In a tablet display device, thin film transistors (TFTs) arranged in matrix and a driving chip for driving the thin film transistors are generally provided on an array substrate, in order to control every pixel. In general, the thin film transistors are formed in a display area by a patterning process, and the driving chip is bonded in a non-display area.
With the development of display technology, GOA (Gate on Array) technique has been developed, that is, a gate driving circuit in the array substrate is integrated on a base substrate to drive pixels in a scanning manner. The gate driving circuit is formed by thin film transistors, and can be formed by a patterning process like the thin film transistors in the display area. Compared with the traditional bonding process of the driving chip, the bonding with respect to the GOA chip (integrated gate driving chip) is omitted, which can not only save cost, but also facilitate improving capacity due to the omission of bonding process in the gate line direction, and thus the GOA technique is widely applied in thin film transistors in the non-display area of the tablet display device.
A thin film transistor generally includes a gate G, a source S, a drain D and a semiconductor layer. Currently, the structure of the GOA thin film transistor in the non-display area differs from that of the pixel thin film transistor in the display area in that: a trench between the source and the drain of the GOA thin film transistor shown in FIG. 1 generally has a U-shaped structure, whereas a trench between the source and the drain of the pixel thin film transistor shown in FIG. 2 generally has a linear shape. In comparison, the trench between the source and the drain of the GOA thin film transistor is more space-saving, and is thus suitable for the non-display areas having limited space.

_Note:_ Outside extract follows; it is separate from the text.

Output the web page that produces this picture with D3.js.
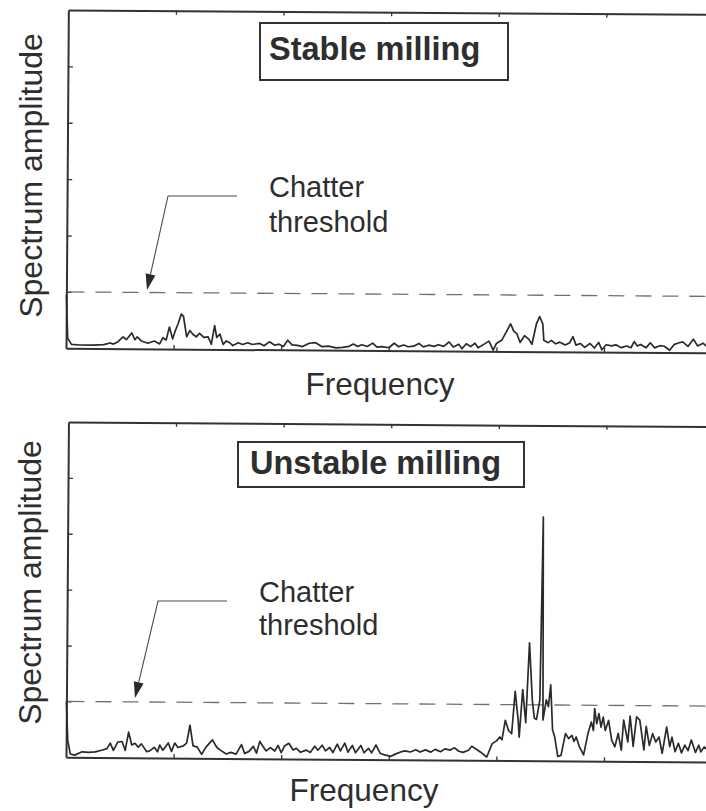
<!DOCTYPE html>
<html>
<head>
<meta charset="utf-8">
<script src="https://cdn.jsdelivr.net/npm/d3@7"></script>
<style>
  html, body { margin: 0; padding: 0; background: #ffffff; }
  svg { display: block; }
  text { font-family: "Liberation Sans", Arial, Helvetica, sans-serif; fill: #2e2e2e; }
</style>
</head>
<body>
<script>
// ---------------- DATA ----------------
const xTicks = [100, 200, 300, 400, 500];
const yTicks = [1, 2, 3, 4, 5];
const chatterThreshold = 1;
const freqDomain = [0, 600];
const ampDomain = [0, 6];

const stableFreq = [0,1.5,5,13,25,35,41,44,48,53,56,61,64,66,70,76,82,87,90,93,96,99,101,104,107,109,112,115,118,121,124,128,132,135,138,140,143,146,149,152,155,160,164,169,173,180,184,189,194,198,202,206,210,215,220,226,232,238,244,251,257,263,267,271,275,280,285,289,294,300,305,309,314,318,323,328,332,337,342,346,351,356,360,365,368,372,376,380,383,389,393,397,400,405,409,413,416,419,422,426,430,433,437,440,443,444,448,451,455,459,464,468,471,474,478,482,487,491,495,498,502,507,511,516,521,525,528,531,534,539,543,547,552,556,561,565,569,573,578,583,587,592,596,600];
const stableAmp = [0.95,0.18,0.07,0.06,0.06,0.07,0.1,0.08,0.12,0.21,0.16,0.28,0.16,0.21,0.14,0.1,0.14,0.09,0.2,0.16,0.39,0.18,0.3,0.45,0.62,0.58,0.22,0.33,0.26,0.22,0.28,0.21,0.22,0.09,0.42,0.21,0.27,0.09,0.15,0.12,0.07,0.12,0.09,0.12,0.09,0.11,0.07,0.14,0.08,0.1,0.06,0.17,0.09,0.08,0.06,0.12,0.13,0.06,0.07,0.04,0.05,0.07,0.11,0.07,0.1,0.07,0.13,0.06,0.07,0.05,0.13,0.07,0.1,0.07,0.08,0.13,0.07,0.1,0.08,0.11,0.08,0.16,0.07,0.12,0.04,0.13,0.08,0.14,0.06,0.13,0.18,0.02,0.14,0.2,0.34,0.49,0.36,0.31,0.16,0.28,0.22,0.13,0.49,0.62,0.49,0.2,0.16,0.2,0.14,0.17,0.12,0.16,0.27,0.12,0.15,0.08,0.15,0.07,0.17,0.04,0.13,0.11,0.13,0.08,0.11,0.08,0.19,0.11,0.14,0.08,0.17,0.08,0.12,0.11,0.04,0.14,0.17,0.19,0.11,0.24,0.12,0.17,0.1,0.12];

const unstableFreq = [0,1.5,4,8,15,21,27,33,38,41,44,48,52,55,58,61,64,67,70,75,78,82,85,87,90,95,98,101,104,109,112,115,118,122,126,130,136,140,144,149,153,158,163,166,170,174,177,180,183,186,190,194,197,200,203,207,211,214,218,223,227,231,234,238,241,245,248,252,255,259,262,266,269,274,277,281,284,288,292,297,302,306,311,315,320,325,329,334,339,343,348,352,357,361,365,369,374,377,382,385,391,396,400,403,405,408,411,414,417,420,421,424,427,430,433,435,437,440,442,443,446,448,450,452,454,457,460,464,467,470,472,474,477,481,485,488,490,491,493,495,497,499,501,504,507,510,513,516,518,522,524,527,530,533,537,539,542,545,548,551,554,558,561,563,566,569,572,575,578,581,585,588,590,593,597,600];
const unstableAmp = [1.0,0.3,0.06,0.04,0.1,0.09,0.1,0.13,0.16,0.26,0.13,0.28,0.29,0.13,0.46,0.23,0.26,0.19,0.25,0.11,0.13,0.19,0.11,0.23,0.14,0.27,0.12,0.27,0.19,0.22,0.27,0.59,0.22,0.2,0.07,0.2,0.33,0.2,0.14,0.08,0.11,0.08,0.25,0.09,0.13,0.22,0.1,0.31,0.22,0.14,0.2,0.14,0.24,0.11,0.23,0.28,0.16,0.19,0.12,0.16,0.12,0.23,0.16,0.25,0.15,0.21,0.12,0.27,0.15,0.29,0.13,0.25,0.12,0.25,0.12,0.2,0.12,0.26,0.11,0.08,0.06,0.1,0.14,0.16,0.14,0.18,0.14,0.18,0.14,0.19,0.15,0.2,0.18,0.22,0.16,0.14,0.18,0.25,0.19,0.15,0.06,0.3,0.35,0.42,0.37,0.72,0.54,0.48,1.24,0.72,0.42,1.27,0.68,2.11,1.08,0.76,0.74,1.09,4.36,0.73,1.09,0.97,1.36,0.55,0.43,0.08,0.1,0.49,0.4,0.46,0.35,0.43,0.26,0.11,0.5,0.7,0.55,0.94,0.67,0.85,0.61,0.79,0.55,0.73,0.38,0.26,0.5,0.2,0.74,0.35,0.81,0.27,0.8,0.74,0.21,0.63,0.29,0.5,0.35,0.44,0.15,0.62,0.27,0.44,0.18,0.33,0.16,0.3,0.2,0.39,0.17,0.3,0.18,0.27,0.2,0.25];

const titles = ["Stable milling", "Unstable milling"];
const yLabel = "Spectrum amplitude";
const xLabel = "Frequency";
const noteLines = ["Chatter", "threshold"];

// ---------------- LAYOUT ----------------
const W = 706, H = 811;
const svg = d3.select("body").append("svg").attr("width", W).attr("height", H);
const ink = "#333333";

const panels = [
  { freq: stableFreq, amp: stableAmp, title: titles[0],
    left: 66, right: 711.6, bottom: 348.3, unit: 56.4, angle: 0.40,
    box: [260, 23, 248, 57], titleX: 269, titleY: 60,
    noteX: 269, noteY: [197, 232],
    leader: [[237, 196], [168, 196], [147, 290]],
    yLabelX: 42, yLabelY: 175.5, xLabelX: 380, xLabelY: 395 },
  { freq: unstableFreq, amp: unstableAmp, title: titles[1],
    left: 66, right: 711.6, bottom: 757.3, unit: 55.9, angle: 0.42,
    box: [238, 442, 286, 45], titleX: 250, titleY: 474,
    noteX: 259, noteY: [602, 635],
    leader: [[227, 601], [158, 601], [135, 698]],
    yLabelX: 41, yLabelY: 582.5, xLabelX: 364, xLabelY: 801 }
];

panels.forEach(p => {
  const x = d3.scaleLinear().domain(freqDomain).range([p.left, p.right]);
  const y = d3.scaleLinear().domain(ampDomain).range([p.bottom, p.bottom - 6 * p.unit]);
  const top = y(ampDomain[1]);

  const g = svg.append("g").attr("transform", `rotate(${p.angle}, ${p.left}, ${p.bottom})`);

  const styleAxis = sel => {
    sel.select(".domain").attr("stroke", ink).attr("stroke-width", 2);
    sel.selectAll(".tick line").attr("stroke", ink).attr("stroke-width", 1.3);
  };

  g.append("g").attr("transform", `translate(0,${p.bottom})`)
    .call(d3.axisBottom(x).tickValues(xTicks).tickSize(-4).tickSizeOuter(0).tickFormat(""))
    .call(styleAxis);
  g.append("g").attr("transform", `translate(0,${top})`)
    .call(d3.axisTop(x).tickValues(xTicks).tickSize(-4).tickSizeOuter(0).tickFormat(""))
    .call(styleAxis);
  g.append("g").attr("transform", `translate(${p.left},0)`)
    .call(d3.axisLeft(y).tickValues(yTicks).tickSize(-5).tickSizeOuter(0).tickFormat(""))
    .call(styleAxis);
  g.append("g").attr("transform", `translate(${p.right},0)`)
    .call(d3.axisRight(y).tickValues(yTicks).tickSize(-5).tickSizeOuter(0).tickFormat(""))
    .call(styleAxis);

  // threshold dashed line
  g.append("line")
    .attr("x1", x(freqDomain[0]) + 2).attr("x2", x(freqDomain[1]))
    .attr("y1", y(chatterThreshold)).attr("y2", y(chatterThreshold))
    .attr("stroke", "#707070").attr("stroke-width", 1.3)
    .attr("stroke-dasharray", "16,11");

  // spectrum line
  const pts = p.freq.map((f, i) => [f, p.amp[i]]);
  g.append("path").datum(pts)
    .attr("fill", "none").attr("stroke", "#2a2a2a").attr("stroke-width", 1.7)
    .attr("stroke-linejoin", "round")
    .attr("d", d3.line().x(d => x(d[0])).y(d => y(d[1])));

  // title box
  svg.append("rect")
    .attr("x", p.box[0]).attr("y", p.box[1]).attr("width", p.box[2]).attr("height", p.box[3])
    .attr("fill", "none").attr("stroke", ink).attr("stroke-width", 2);
  svg.append("text").attr("x", p.titleX).attr("y", p.titleY)
    .attr("font-size", 32.5).attr("font-weight", "bold").text(p.title);

  // note
  noteLines.forEach((t, i) => {
    svg.append("text").attr("x", p.noteX).attr("y", p.noteY[i])
      .attr("font-size", 29).text(t);
  });

  // leader + arrowhead
  const [a, b, tip] = p.leader;
  const dx = tip[0] - b[0], dy = tip[1] - b[1];
  const len = Math.hypot(dx, dy), ux = dx / len, uy = dy / len;
  const headLen = 16, headHalf = 5;
  const bx = tip[0] - ux * headLen, by = tip[1] - uy * headLen;
  svg.append("path")
    .attr("d", `M${a[0]},${a[1]}L${b[0]},${b[1]}L${bx},${by}`)
    .attr("fill", "none").attr("stroke", "#4a4a4a").attr("stroke-width", 1.1);
  svg.append("path")
    .attr("d", `M${tip[0]},${tip[1]}L${bx - uy * headHalf},${by + ux * headHalf}L${bx + uy * headHalf},${by - ux * headHalf}Z`)
    .attr("fill", "#2a2a2a");

  // axis labels
  svg.append("text")
    .attr("transform", `translate(${p.yLabelX},${p.yLabelY}) rotate(-90)`)
    .attr("text-anchor", "middle").attr("font-size", 32).text(yLabel);
  svg.append("text").attr("x", p.xLabelX).attr("y", p.xLabelY)
    .attr("text-anchor", "middle").attr("font-size", 31.5).text(xLabel);
});
</script>
</body>
</html>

However, in forming the array substrate by a patterning process, in an exposing step, the entire substrate is exposed in a same exposure direction (X direction or Y direction according to the arrangement of the thin film transistors on the substrate), since the trench between the source and the drain of the GOA thin film transistor has a different shape from that of the trench between the source and the drain of the pixel thin film transistor, exposure in the GOA area and exposure in the pixel area are likely to be different (e.g., non-uniformity, some region in a trench is well exposed while another region is poorly exposed); accordingly, photoresist residues remain in a trench region between the source and the drain due to poor exposure in a developing step subsequent to the exposing step; as a result, incomplete etching of a metal film of the source and the drain occurs in the trench region between the source and the drain in the GOA area or the pixel area due to photoresist residues. Non-uniform exposure in any one of the GOA area and the pixel area will influence the characteristics of the thin film transistors, and influence the display quality of the product.
It can be seen that, it has become an urgent technical problem to standardize structures of thin film transistors in the non-display area and the display area so as to ensure that the thin film transistors having different structures in the above two areas have a same performance for exposing the trenches between the sources and the drains thereof during an patterning process.